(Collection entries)
[start]

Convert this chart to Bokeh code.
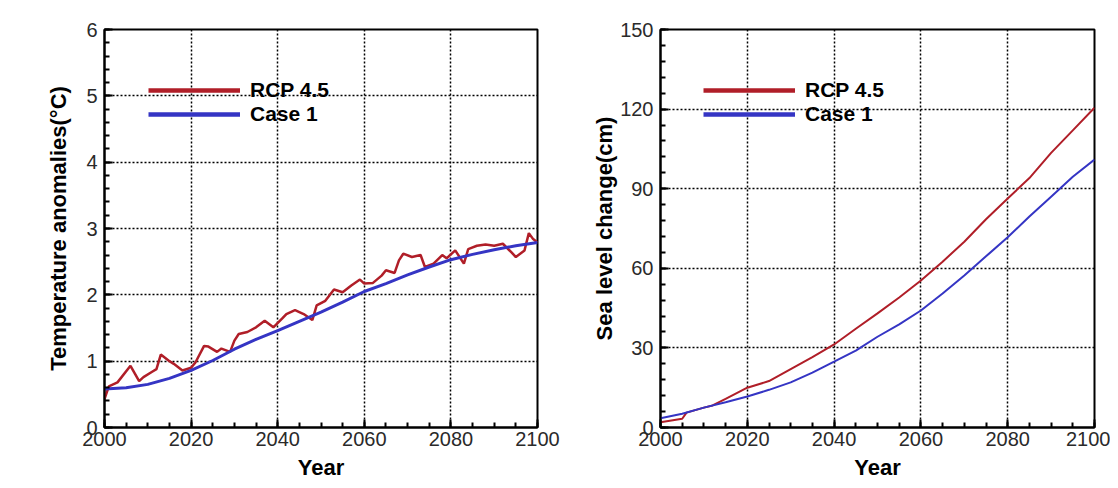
from bokeh.plotting import figure
from bokeh.models import Range1d, FixedTicker, Legend, LegendItem, ColumnDataSource
from bokeh.layouts import row
from bokeh.embed import file_html
from bokeh.resources import INLINE

# ---------------- data ----------------
temp_rcp_years = [2000, 2001, 2003, 2006, 2008, 2009, 2011, 2012, 2013, 2015, 2016, 2018, 2020,
                  2021, 2023, 2024, 2026, 2027, 2029, 2030, 2031, 2033, 2035, 2037, 2039, 2041,
                  2042, 2044, 2046, 2048, 2049, 2051, 2053, 2055, 2057, 2059, 2060, 2062, 2064,
                  2065, 2067, 2068, 2069, 2071, 2073, 2074, 2076, 2078, 2079, 2081, 2083, 2084,
                  2086, 2088, 2090, 2092, 2094, 2095, 2097, 2098, 2099, 2100]
temp_rcp = [0.43, 0.62, 0.68, 0.93, 0.70, 0.76, 0.84, 0.88, 1.10, 1.00, 0.96, 0.86, 0.90,
            0.98, 1.23, 1.22, 1.14, 1.19, 1.14, 1.31, 1.41, 1.44, 1.51, 1.61, 1.51, 1.64,
            1.71, 1.77, 1.71, 1.62, 1.84, 1.91, 2.08, 2.04, 2.14, 2.23, 2.17, 2.18, 2.29,
            2.37, 2.33, 2.52, 2.62, 2.57, 2.60, 2.42, 2.47, 2.60, 2.55, 2.67, 2.47, 2.69,
            2.74, 2.76, 2.74, 2.77, 2.64, 2.57, 2.67, 2.93, 2.84, 2.79]

case_years = [2000, 2005, 2010, 2015, 2020, 2025, 2030, 2035, 2040, 2045, 2050,
              2055, 2060, 2065, 2070, 2075, 2080, 2085, 2090, 2095, 2100]
temp_case1 = [0.58, 0.60, 0.65, 0.74, 0.86, 1.01, 1.18, 1.33, 1.46, 1.60, 1.74,
              1.89, 2.05, 2.17, 2.30, 2.42, 2.53, 2.61, 2.68, 2.74, 2.79]

sea_years = [2000, 2005, 2006, 2010, 2012, 2015, 2020, 2025, 2030, 2035, 2040, 2045, 2050,
             2055, 2060, 2065, 2070, 2075, 2080, 2085, 2090, 2095, 2100]
sea_rcp = [2.0, 3.3, 5.6, 7.5, 8.3, 10.8, 15.0, 17.5, 22.0, 26.5, 31.3, 37.2, 43.0,
           49.0, 55.4, 62.5, 70.0, 78.5, 86.3, 94.0, 103.5, 112.0, 120.5]
sea_case1 = [3.5, 5.2, 7.5, 9.5, 11.7, 14.2, 17.0, 20.7, 24.8, 29.0, 34.2,
             38.9, 44.1, 50.5, 57.3, 64.5, 71.7, 79.5, 87.0, 94.5, 101.0]

series_labels = ["RCP 4.5", "Case 1"]

x_ticks = [2000, 2020, 2040, 2060, 2080, 2100]
x_minor = list(range(2000, 2101, 5))
temp_ticks = [0, 1, 2, 3, 4, 5, 6]
temp_minor = [round(i * 0.2, 1) for i in range(31)]
sea_ticks = [0, 30, 60, 90, 120, 150]
sea_minor = list(range(0, 151, 6))

RED = "#b01e28"
BLUE = "#3535c4"
FONT = "Liberation Sans"


def make_fig(ymax, yticks, yminor, ylabel, fw, min_left, min_right, label_standoff):
    p = figure(frame_width=fw, frame_height=398, output_backend="svg", toolbar_location=None,
               x_range=Range1d(2000, 2100), y_range=Range1d(0, ymax),
               min_border_left=min_left, min_border_right=min_right,
               min_border_top=29, min_border_bottom=53)
    p.background_fill_color = "white"
    p.border_fill_color = "white"
    p.outline_line_color = "black"
    p.outline_line_width = 2
    p.xaxis.ticker = FixedTicker(ticks=x_ticks, minor_ticks=x_minor)
    p.yaxis.ticker = FixedTicker(ticks=yticks, minor_ticks=yminor)
    p.xgrid.ticker = FixedTicker(ticks=x_ticks)
    p.ygrid.ticker = FixedTicker(ticks=yticks)
    for g in (p.xgrid, p.ygrid):
        g.grid_line_color = "black"
        g.grid_line_dash = "2 2"
        g.grid_line_width = 1.5
        g.grid_line_alpha = 1.0
    for ax in (p.xaxis, p.yaxis):
        ax.axis_line_color = "black"
        ax.axis_line_width = 2
        ax.major_tick_in = 8
        ax.major_tick_out = 0
        ax.minor_tick_in = 5
        ax.minor_tick_out = 0
        ax.major_tick_line_width = 2
        ax.minor_tick_line_width = 2
        ax.major_label_text_font = FONT
        ax.major_label_text_font_size = "20px"
        ax.major_label_text_color = "#2a2a2a"
        ax.axis_label_text_font = FONT
        ax.axis_label_text_font_size = "22px"
        ax.axis_label_text_font_style = "bold"
        ax.axis_label_text_color = "black"
    p.xaxis.axis_label = "Year"
    p.xaxis.major_label_standoff = 4
    p.xaxis.axis_label_standoff = 6
    p.yaxis.axis_label = ylabel
    p.yaxis.major_label_standoff = 7
    p.yaxis.axis_label_standoff = label_standoff
    return p


def add_legend(p, x_off, ymax):
    # legend swatches: off-range sample data so only the legend glyph shows
    dummy = ColumnDataSource(data=dict(x=[1800, 1801], y=[-ymax, -ymax]))
    r1 = p.line("x", "y", source=dummy, line_color=RED, line_width=4.5)
    r2 = p.line("x", "y", source=dummy, line_color=BLUE, line_width=4.5)
    leg = Legend(items=[LegendItem(label=series_labels[0], renderers=[r1]),
                        LegendItem(label=series_labels[1], renderers=[r2])],
                 location=(x_off, 301), glyph_width=92, glyph_height=24, label_height=24,
                 label_width=20, spacing=0, padding=0, margin=0, label_standoff=10,
                 background_fill_alpha=0, border_line_alpha=0)
    leg.label_text_font = FONT
    leg.label_text_font_size = "21px"
    leg.label_text_font_style = "bold"
    leg.label_text_color = "black"
    p.add_layout(leg, "center")


# ---------------- left: temperature ----------------
p1 = make_fig(6, temp_ticks, temp_minor, "Temperature anomalies(°C)", 433, 104, 43, 12)
p1.line(temp_rcp_years, temp_rcp, line_color=RED, line_width=2.5)
p1.line(case_years, temp_case1, line_color=BLUE, line_width=3)
add_legend(p1, 44, 6)

# ---------------- right: sea level ----------------
p2 = make_fig(150, sea_ticks, sea_minor, "Sea level change(cm)", 434, 80, 16, 0)
p2.line(sea_years, sea_rcp, line_color=RED, line_width=2)
p2.line(case_years, sea_case1, line_color=BLUE, line_width=2)
add_legend(p2, 43, 150)

layout = row(p1, p2)
open("out.html", "w").write(file_html(layout, INLINE))
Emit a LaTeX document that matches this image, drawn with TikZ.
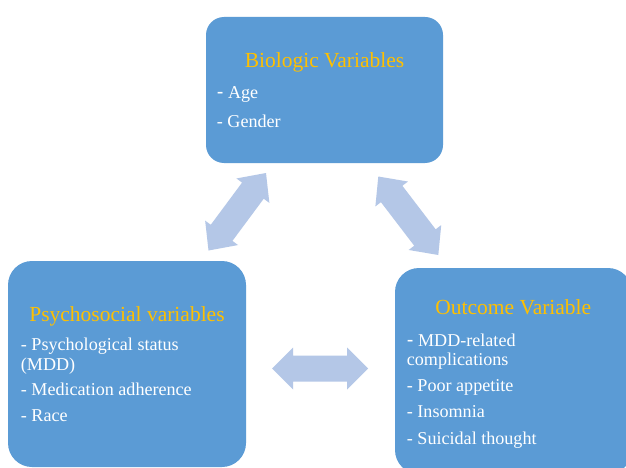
\documentclass[tikz,border=0pt]{standalone}
\usepackage{fontspec}
\setmainfont{Liberation Serif}
\newfontfamily\dashfont{Liberation Sans}
\usetikzlibrary{calc}
\definecolor{boxblue}{HTML}{5B9BD5}
\definecolor{titlegold}{HTML}{FFC000}
\definecolor{arrowblue}{HTML}{B4C7E7}
\newcommand\dblarrow[5]{%
  \fill[arrowfill] (#1)
   -- ($(#1)!#3!(#2)!#4!90:(#2)$)
   -- ($(#1)!#3!(#2)!#5!90:(#2)$)
   -- ($(#2)!#3!(#1)!#5!-90:(#1)$)
   -- ($(#2)!#3!(#1)!#4!-90:(#1)$)
   -- (#2)
   -- ($(#2)!#3!(#1)!#4!90:(#1)$)
   -- ($(#2)!#3!(#1)!#5!90:(#1)$)
   -- ($(#1)!#3!(#2)!#5!-90:(#2)$)
   -- ($(#1)!#3!(#2)!#4!-90:(#2)$)
   -- cycle;}
\newcommand\bigdash{{\dashfont\fontsize{20}{20}\selectfont -}}
\tikzset{
  varbox/.style={fill=boxblue, draw=none, rounded corners=#1, inner sep=0pt},
  varbox/.default=20pt,
  vartitle/.style={text=titlegold, font=\fontsize{21.5}{24}\selectfont, anchor=base, inner sep=0pt},
  varitem/.style={text=white, font=\fontsize{18.1}{20}\selectfont, anchor=base west, inner sep=0pt},
  arrowfill/.style={fill=arrowblue, draw=none}
}
\begin{document}
\begin{tikzpicture}[x=1pt,y=-1pt]
\useasboundingbox (0,0) rectangle (626,468);
\fill[white] (0,0) rectangle (626,468);
% boxes
\node[varbox=18pt, minimum width=237pt, minimum height=146pt] (bio) at (324.5,90) {};
\node[varbox=24pt, minimum width=238pt, minimum height=206pt] (psy) at (127,364) {};
\node[varbox=24pt, minimum width=237pt, minimum height=206pt] (out) at (513.5,371) {};
% biologic
\node[vartitle] (biot) at (324.5,67.3) {Biologic Variables};
\node[varitem] (bio1) at (216.7,98.3) {\bigdash\ Age};
\node[varitem] (bio2) at (216.7,127.3) {- Gender};
% psychosocial
\node[vartitle] (psyt) at (127,321.7) {Psychosocial variables};
\node[varitem] (psy1) at (20.7,350) {- Psychological status};
\node[varitem] (psy1b) at (20.7,370) {(MDD)};
\node[varitem] (psy2) at (20.7,395.7) {- Medication adherence};
\node[varitem] (psy3) at (20.7,421.7) {- Race};
% outcome
\node[vartitle] (outt) at (513.3,314.3) {Outcome Variable};
\node[varitem] (out1) at (406.7,346) {\bigdash\ MDD-related};
\node[varitem] (out1b) at (406.7,365) {complications};
\node[varitem] (out2) at (406.7,391) {- Poor appetite};
\node[varitem] (out3) at (406.7,417.7) {- Insomnia};
\node[varitem] (out4) at (406.7,444) {- Suicidal thought};
% arrows
\coordinate (a1s) at (208.5,250.5);
\coordinate (a1e) at (266,173);
\coordinate (a2s) at (378.3,176.5);
\coordinate (a2e) at (438.3,255);
\coordinate (a3s) at (272,368.5);
\coordinate (a3e) at (368,368.5);
\dblarrow{a1s}{a1e}{22pt}{20.5pt}{13.5pt}
\dblarrow{a2s}{a2e}{22pt}{20.5pt}{13.5pt}
\dblarrow{a3s}{a3e}{21pt}{21pt}{13pt}
\end{tikzpicture}
\end{document}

[end]

[Request] Lines containing the string "this" are to be selected and copied.

[Final answer]
Convert this chart to Bokeh code.
Emit a LaTeX document that matches this image, drawn with TikZ.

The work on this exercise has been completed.